Ethereum, the second-largest cryptocurrency by market cap, has an ace up its sleeve in the form of an upcoming upgrade. The much-hyped Shanghai upgrade is expected to boost interest in Ethereum with some significant improvements to the network. But Ethereum devs recently announced that the upgrade, which was initially scheduled to go live in March, will now be launched only in April.
Why has this news created waves in the crypto community? What changes with this upgrade? Let’s find out!
What Is the Shanghai Upgrade?
Ethereum launched its Beacon Chain in 2020. And since its release, users have staked over $27 billion worth of ETH on the network. None of this is currently withdrawable. With the highly anticipated Shanghai upgrade, validators will be able to withdraw staked ETH from the network, which is why this upgrade is such a big deal.
Initial Plans for the Shanghai Upgrade
The upgrade was originally slated for a release in the second half of 2023, with September being set as the latest possible date for launch. But in December 2022, following a meeting, Ethereum devs gave a tentative March date for the upgrade to go live, a significant move up from September. They then confirmed this in January, with developers seeming confident about the early release date.
Owing to the early release, the upgrade was also set to sacrifice quite a few other improvements to the overall Ethereum network. Some developers did express concern about the early release, stating that it might be too ambitious and not very realistic.
Launch Delayed to April
Last week, Ethereum developers announced that the Shanghai upgrade’s release date would likely be within the first two weeks of April. In its place, the Goerli testnet will go live in March. The Goerli testnet is essentially a dress rehearsal of the Shanghai upgrade, allowing developers to iron out the kinks before launching the upgrade on the mainnet.

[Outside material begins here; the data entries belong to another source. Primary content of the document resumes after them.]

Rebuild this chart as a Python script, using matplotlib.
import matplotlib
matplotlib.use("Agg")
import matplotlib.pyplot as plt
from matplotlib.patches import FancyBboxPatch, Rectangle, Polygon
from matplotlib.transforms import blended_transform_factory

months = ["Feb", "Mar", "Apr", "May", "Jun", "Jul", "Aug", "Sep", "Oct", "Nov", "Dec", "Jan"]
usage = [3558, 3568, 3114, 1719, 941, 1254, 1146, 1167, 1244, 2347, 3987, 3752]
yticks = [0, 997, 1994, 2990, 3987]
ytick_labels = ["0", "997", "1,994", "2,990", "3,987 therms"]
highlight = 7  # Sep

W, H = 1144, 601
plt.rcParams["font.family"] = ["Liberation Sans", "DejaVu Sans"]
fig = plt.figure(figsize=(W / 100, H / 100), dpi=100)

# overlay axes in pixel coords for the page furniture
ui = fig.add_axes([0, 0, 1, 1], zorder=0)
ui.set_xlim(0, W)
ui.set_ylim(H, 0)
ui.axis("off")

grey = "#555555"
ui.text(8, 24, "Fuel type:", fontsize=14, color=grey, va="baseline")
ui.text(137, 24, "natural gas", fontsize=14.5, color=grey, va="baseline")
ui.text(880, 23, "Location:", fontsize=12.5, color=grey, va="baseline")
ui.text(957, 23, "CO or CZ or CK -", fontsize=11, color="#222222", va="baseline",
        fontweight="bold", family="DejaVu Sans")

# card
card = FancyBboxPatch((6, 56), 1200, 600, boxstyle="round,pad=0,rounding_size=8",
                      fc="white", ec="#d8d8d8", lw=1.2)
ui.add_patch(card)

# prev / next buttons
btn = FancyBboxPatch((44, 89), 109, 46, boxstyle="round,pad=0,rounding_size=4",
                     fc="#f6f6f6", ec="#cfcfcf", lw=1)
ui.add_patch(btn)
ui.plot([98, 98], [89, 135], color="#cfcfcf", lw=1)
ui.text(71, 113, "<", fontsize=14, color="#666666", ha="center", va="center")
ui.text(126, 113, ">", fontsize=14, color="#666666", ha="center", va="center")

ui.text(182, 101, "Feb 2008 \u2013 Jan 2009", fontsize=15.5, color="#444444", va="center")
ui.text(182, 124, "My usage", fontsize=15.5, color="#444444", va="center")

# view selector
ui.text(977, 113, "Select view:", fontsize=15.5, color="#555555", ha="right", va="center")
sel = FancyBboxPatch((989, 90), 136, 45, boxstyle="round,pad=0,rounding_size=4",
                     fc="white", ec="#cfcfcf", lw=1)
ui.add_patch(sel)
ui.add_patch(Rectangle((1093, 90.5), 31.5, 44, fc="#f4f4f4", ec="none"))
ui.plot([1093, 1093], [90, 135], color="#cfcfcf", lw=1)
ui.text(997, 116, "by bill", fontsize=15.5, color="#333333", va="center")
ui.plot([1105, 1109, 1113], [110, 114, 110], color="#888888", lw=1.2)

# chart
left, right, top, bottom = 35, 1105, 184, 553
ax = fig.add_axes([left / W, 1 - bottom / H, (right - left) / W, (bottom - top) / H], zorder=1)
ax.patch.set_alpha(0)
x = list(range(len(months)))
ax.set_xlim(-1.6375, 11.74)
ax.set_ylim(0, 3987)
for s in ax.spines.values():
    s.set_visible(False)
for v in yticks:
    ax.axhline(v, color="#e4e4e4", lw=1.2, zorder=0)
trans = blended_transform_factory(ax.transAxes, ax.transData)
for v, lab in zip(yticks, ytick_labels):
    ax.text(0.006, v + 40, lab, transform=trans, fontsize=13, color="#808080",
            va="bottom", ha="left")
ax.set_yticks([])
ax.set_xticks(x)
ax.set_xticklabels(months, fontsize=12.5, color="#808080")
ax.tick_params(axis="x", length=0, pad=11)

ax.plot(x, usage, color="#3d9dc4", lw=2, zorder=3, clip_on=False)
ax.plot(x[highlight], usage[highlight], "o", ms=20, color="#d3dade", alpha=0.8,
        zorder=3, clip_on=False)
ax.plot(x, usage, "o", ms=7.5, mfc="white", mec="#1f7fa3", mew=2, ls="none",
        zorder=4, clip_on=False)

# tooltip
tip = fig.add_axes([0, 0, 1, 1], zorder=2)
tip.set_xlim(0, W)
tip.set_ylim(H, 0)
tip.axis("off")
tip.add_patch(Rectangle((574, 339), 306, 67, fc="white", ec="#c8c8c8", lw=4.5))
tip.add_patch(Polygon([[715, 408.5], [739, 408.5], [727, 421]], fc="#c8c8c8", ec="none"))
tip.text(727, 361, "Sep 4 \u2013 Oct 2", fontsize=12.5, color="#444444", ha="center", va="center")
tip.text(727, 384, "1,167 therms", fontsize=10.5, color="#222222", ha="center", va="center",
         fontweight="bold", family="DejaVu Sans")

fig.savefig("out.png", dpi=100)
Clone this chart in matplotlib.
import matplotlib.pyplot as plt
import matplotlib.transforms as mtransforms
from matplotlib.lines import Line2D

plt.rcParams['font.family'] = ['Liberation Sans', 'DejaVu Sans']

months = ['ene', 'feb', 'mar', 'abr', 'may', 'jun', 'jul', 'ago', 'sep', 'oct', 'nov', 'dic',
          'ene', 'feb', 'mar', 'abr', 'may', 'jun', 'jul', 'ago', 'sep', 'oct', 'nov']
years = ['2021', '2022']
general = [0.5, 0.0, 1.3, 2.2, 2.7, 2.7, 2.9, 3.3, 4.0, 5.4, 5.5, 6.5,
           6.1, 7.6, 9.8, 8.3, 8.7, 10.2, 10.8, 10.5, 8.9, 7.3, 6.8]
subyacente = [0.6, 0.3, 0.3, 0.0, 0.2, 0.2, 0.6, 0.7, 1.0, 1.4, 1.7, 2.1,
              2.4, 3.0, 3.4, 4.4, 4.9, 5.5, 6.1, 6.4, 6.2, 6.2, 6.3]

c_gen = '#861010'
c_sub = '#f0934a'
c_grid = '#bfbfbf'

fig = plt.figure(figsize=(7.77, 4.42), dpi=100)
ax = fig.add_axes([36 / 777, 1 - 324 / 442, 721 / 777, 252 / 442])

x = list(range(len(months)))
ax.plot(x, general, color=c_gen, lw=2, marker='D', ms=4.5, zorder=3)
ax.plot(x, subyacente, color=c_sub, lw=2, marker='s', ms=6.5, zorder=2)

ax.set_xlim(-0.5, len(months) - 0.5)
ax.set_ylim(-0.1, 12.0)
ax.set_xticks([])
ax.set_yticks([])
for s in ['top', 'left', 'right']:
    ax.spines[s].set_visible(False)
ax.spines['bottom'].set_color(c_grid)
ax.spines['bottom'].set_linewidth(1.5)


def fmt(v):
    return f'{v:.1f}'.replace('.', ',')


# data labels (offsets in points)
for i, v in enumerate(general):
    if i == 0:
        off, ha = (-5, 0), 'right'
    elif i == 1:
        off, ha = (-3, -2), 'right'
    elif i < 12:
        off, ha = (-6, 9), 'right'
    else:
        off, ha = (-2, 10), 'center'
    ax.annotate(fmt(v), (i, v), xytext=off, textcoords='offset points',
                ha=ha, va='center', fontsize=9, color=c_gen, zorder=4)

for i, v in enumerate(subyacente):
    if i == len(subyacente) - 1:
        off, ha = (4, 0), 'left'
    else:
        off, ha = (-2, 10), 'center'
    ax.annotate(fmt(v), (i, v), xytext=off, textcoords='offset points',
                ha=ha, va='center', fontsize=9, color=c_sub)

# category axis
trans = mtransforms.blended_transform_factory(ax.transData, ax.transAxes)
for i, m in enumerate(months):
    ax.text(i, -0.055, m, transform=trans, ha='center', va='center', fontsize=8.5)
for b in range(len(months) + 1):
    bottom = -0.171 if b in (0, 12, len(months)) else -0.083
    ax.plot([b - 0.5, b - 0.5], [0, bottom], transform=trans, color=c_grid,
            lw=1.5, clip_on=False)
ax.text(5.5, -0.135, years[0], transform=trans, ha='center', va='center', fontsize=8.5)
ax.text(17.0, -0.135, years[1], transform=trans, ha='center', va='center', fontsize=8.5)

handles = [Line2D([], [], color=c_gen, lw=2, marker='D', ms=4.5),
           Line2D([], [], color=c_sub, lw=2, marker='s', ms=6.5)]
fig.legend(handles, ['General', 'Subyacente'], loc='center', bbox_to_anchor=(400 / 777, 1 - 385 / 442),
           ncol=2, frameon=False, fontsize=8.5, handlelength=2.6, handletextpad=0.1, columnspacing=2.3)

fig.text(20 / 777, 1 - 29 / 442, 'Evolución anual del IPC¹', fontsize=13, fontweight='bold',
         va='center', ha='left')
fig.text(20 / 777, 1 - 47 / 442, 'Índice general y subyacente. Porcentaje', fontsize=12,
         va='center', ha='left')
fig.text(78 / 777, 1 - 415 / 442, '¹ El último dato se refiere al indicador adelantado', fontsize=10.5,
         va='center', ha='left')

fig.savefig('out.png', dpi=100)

This is not the first testnet for the Shanghai upgrade. The Zhejiang and Sepolia testnets have gone live already. With multiple iterations and fixes, the devs aim to ensure that the upgrade runs without a hitch once it’s finally on the mainnet.
The Ethereum Staking Pool
Users have currently staked over 17.5 million ETH tokens on the Ethereum blockchain. That accounts for over 14.5% of all ETH in circulation.
Currently, the largest stakers on the network are intermediaries like Lido and crypto exchanges such as Coinbase, Kraken, and Binance. These four companies pool together customer deposits to stake ETH and earn passive rewards, and their deposits alone make up 56% of all staked ETH on the network.
The Ethereum devs are clearly prioritizing quality over speed. And given the recent mishaps in the crypto space, that isn’t really the worst thing to do. Building trust is the most important thing for crypto and blockchain right now, and Ethereum seems to be on track to do just that. While the upgrade is delayed by a month, it only makes sense to release the best possible version of it.